-- Begin --

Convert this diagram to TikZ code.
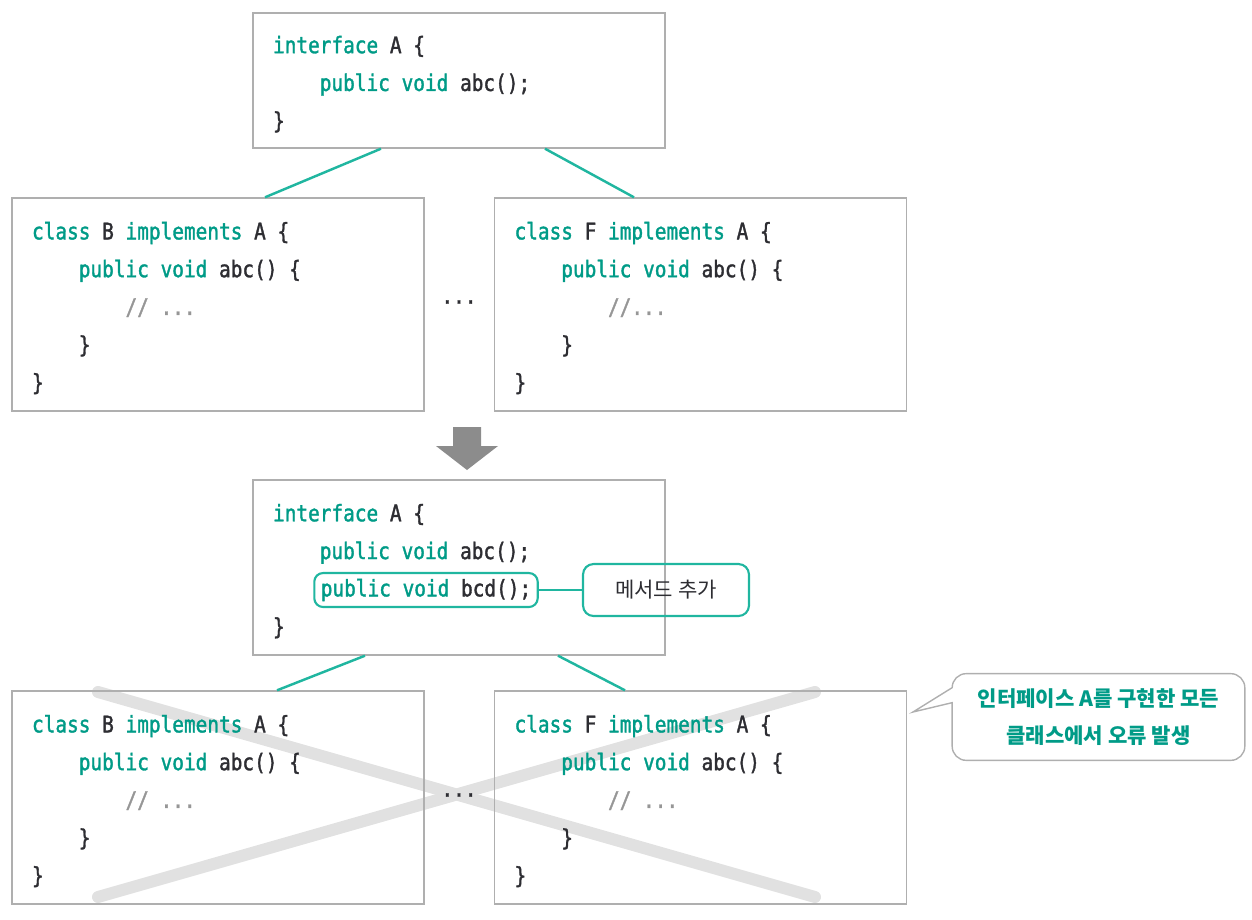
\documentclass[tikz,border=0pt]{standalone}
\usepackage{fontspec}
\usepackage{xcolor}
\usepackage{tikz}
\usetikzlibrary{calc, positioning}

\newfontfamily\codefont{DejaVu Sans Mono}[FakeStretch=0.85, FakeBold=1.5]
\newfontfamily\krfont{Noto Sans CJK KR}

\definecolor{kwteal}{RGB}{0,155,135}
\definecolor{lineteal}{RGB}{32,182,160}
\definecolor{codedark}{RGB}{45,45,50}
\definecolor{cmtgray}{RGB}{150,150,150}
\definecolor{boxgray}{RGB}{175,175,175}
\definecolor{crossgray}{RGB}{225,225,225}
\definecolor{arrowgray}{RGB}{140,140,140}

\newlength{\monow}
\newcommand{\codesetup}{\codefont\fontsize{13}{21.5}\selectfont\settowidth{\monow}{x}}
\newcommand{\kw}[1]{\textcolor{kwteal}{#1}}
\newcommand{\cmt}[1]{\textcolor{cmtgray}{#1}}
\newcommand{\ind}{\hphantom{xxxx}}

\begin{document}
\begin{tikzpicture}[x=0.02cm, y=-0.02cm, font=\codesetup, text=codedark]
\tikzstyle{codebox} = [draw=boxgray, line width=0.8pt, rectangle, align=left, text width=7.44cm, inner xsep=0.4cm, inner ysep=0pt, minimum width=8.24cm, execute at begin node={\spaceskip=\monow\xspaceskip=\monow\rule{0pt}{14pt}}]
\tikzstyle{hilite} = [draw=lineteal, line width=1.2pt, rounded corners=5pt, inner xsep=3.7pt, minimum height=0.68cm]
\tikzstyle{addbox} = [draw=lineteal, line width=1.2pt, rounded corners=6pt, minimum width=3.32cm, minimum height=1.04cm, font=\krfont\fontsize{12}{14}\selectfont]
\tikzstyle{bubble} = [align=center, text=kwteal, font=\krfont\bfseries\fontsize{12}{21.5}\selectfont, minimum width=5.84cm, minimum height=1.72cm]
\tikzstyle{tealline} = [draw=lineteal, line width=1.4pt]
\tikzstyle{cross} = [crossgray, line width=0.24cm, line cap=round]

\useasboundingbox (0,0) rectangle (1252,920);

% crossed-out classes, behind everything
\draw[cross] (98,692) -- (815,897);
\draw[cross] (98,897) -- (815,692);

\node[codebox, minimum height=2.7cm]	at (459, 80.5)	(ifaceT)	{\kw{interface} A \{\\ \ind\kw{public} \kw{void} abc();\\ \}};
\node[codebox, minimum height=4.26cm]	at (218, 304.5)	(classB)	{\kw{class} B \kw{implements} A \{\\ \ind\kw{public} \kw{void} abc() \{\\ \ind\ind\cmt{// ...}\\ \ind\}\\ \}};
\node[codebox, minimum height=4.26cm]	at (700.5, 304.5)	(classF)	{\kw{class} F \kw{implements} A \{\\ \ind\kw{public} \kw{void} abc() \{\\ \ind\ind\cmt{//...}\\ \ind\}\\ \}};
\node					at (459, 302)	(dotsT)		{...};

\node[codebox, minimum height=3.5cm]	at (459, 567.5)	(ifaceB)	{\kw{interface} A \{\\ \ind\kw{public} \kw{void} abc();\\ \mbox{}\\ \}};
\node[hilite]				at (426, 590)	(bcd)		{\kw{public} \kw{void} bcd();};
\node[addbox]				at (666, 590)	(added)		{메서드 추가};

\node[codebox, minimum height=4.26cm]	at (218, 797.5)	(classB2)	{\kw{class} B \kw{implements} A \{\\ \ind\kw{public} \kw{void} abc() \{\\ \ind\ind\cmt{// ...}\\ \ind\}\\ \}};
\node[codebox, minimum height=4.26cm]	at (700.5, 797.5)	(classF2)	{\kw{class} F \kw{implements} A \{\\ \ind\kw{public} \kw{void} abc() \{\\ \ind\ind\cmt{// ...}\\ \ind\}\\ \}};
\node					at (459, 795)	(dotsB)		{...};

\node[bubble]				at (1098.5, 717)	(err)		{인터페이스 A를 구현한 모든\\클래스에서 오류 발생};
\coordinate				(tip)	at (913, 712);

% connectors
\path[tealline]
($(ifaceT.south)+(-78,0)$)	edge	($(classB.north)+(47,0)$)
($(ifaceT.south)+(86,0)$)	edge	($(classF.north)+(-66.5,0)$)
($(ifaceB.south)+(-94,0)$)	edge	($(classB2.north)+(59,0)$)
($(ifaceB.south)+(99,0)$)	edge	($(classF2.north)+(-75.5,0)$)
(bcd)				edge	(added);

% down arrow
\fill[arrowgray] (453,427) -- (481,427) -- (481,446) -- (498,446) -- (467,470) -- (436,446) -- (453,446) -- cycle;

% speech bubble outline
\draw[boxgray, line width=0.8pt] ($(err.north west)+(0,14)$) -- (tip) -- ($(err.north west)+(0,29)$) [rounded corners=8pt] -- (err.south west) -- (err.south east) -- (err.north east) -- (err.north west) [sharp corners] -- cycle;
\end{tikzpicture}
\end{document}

-- End --

> **What to produce**: Exclude the pictures, and transcribe all of the material exactly.

> **Solution**:
Convert this diagram to TikZ code.
\documentclass[tikz,border=0pt]{standalone}
\usepackage{fontspec}
\usepackage{xcolor}
\usepackage{tikz}
\usetikzlibrary{calc, positioning}

\newfontfamily\codefont{DejaVu Sans Mono}[FakeStretch=0.85, FakeBold=1.5]
\newfontfamily\krfont{Noto Sans CJK KR}

\definecolor{kwteal}{RGB}{0,155,135}
\definecolor{lineteal}{RGB}{32,182,160}
\definecolor{codedark}{RGB}{45,45,50}
\definecolor{cmtgray}{RGB}{150,150,150}
\definecolor{boxgray}{RGB}{175,175,175}
\definecolor{crossgray}{RGB}{225,225,225}
\definecolor{arrowgray}{RGB}{140,140,140}

\newlength{\monow}
\newcommand{\codesetup}{\codefont\fontsize{13}{21.5}\selectfont\settowidth{\monow}{x}}
\newcommand{\kw}[1]{\textcolor{kwteal}{#1}}
\newcommand{\cmt}[1]{\textcolor{cmtgray}{#1}}
\newcommand{\ind}{\hphantom{xxxx}}

\begin{document}
\begin{tikzpicture}[x=0.02cm, y=-0.02cm, font=\codesetup, text=codedark]
\tikzstyle{codebox} = [draw=boxgray, line width=0.8pt, rectangle, align=left, text width=7.44cm, inner xsep=0.4cm, inner ysep=0pt, minimum width=8.24cm, execute at begin node={\spaceskip=\monow\xspaceskip=\monow\rule{0pt}{14pt}}]
\tikzstyle{hilite} = [draw=lineteal, line width=1.2pt, rounded corners=5pt, inner xsep=3.7pt, minimum height=0.68cm]
\tikzstyle{addbox} = [draw=lineteal, line width=1.2pt, rounded corners=6pt, minimum width=3.32cm, minimum height=1.04cm, font=\krfont\fontsize{12}{14}\selectfont]
\tikzstyle{bubble} = [align=center, text=kwteal, font=\krfont\bfseries\fontsize{12}{21.5}\selectfont, minimum width=5.84cm, minimum height=1.72cm]
\tikzstyle{tealline} = [draw=lineteal, line width=1.4pt]
\tikzstyle{cross} = [crossgray, line width=0.24cm, line cap=round]

\useasboundingbox (0,0) rectangle (1252,920);

% crossed-out classes, behind everything
\draw[cross] (98,692) -- (815,897);
\draw[cross] (98,897) -- (815,692);

\node[codebox, minimum height=2.7cm]	at (459, 80.5)	(ifaceT)	{\kw{interface} A \{\\ \ind\kw{public} \kw{void} abc();\\ \}};
\node[codebox, minimum height=4.26cm]	at (218, 304.5)	(classB)	{\kw{class} B \kw{implements} A \{\\ \ind\kw{public} \kw{void} abc() \{\\ \ind\ind\cmt{// ...}\\ \ind\}\\ \}};
\node[codebox, minimum height=4.26cm]	at (700.5, 304.5)	(classF)	{\kw{class} F \kw{implements} A \{\\ \ind\kw{public} \kw{void} abc() \{\\ \ind\ind\cmt{//...}\\ \ind\}\\ \}};
\node					at (459, 302)	(dotsT)		{...};

\node[codebox, minimum height=3.5cm]	at (459, 567.5)	(ifaceB)	{\kw{interface} A \{\\ \ind\kw{public} \kw{void} abc();\\ \mbox{}\\ \}};
\node[hilite]				at (426, 590)	(bcd)		{\kw{public} \kw{void} bcd();};
\node[addbox]				at (666, 590)	(added)		{메서드 추가};

\node[codebox, minimum height=4.26cm]	at (218, 797.5)	(classB2)	{\kw{class} B \kw{implements} A \{\\ \ind\kw{public} \kw{void} abc() \{\\ \ind\ind\cmt{// ...}\\ \ind\}\\ \}};
\node[codebox, minimum height=4.26cm]	at (700.5, 797.5)	(classF2)	{\kw{class} F \kw{implements} A \{\\ \ind\kw{public} \kw{void} abc() \{\\ \ind\ind\cmt{// ...}\\ \ind\}\\ \}};
\node					at (459, 795)	(dotsB)		{...};

\node[bubble]				at (1098.5, 717)	(err)		{인터페이스 A를 구현한 모든\\클래스에서 오류 발생};
\coordinate				(tip)	at (913, 712);

% connectors
\path[tealline]
($(ifaceT.south)+(-78,0)$)	edge	($(classB.north)+(47,0)$)
($(ifaceT.south)+(86,0)$)	edge	($(classF.north)+(-66.5,0)$)
($(ifaceB.south)+(-94,0)$)	edge	($(classB2.north)+(59,0)$)
($(ifaceB.south)+(99,0)$)	edge	($(classF2.north)+(-75.5,0)$)
(bcd)				edge	(added);

% down arrow
\fill[arrowgray] (453,427) -- (481,427) -- (481,446) -- (498,446) -- (467,470) -- (436,446) -- (453,446) -- cycle;

% speech bubble outline
\draw[boxgray, line width=0.8pt] ($(err.north west)+(0,14)$) -- (tip) -- ($(err.north west)+(0,29)$) [rounded corners=8pt] -- (err.south west) -- (err.south east) -- (err.north east) -- (err.north west) [sharp corners] -- cycle;
\end{tikzpicture}
\end{document}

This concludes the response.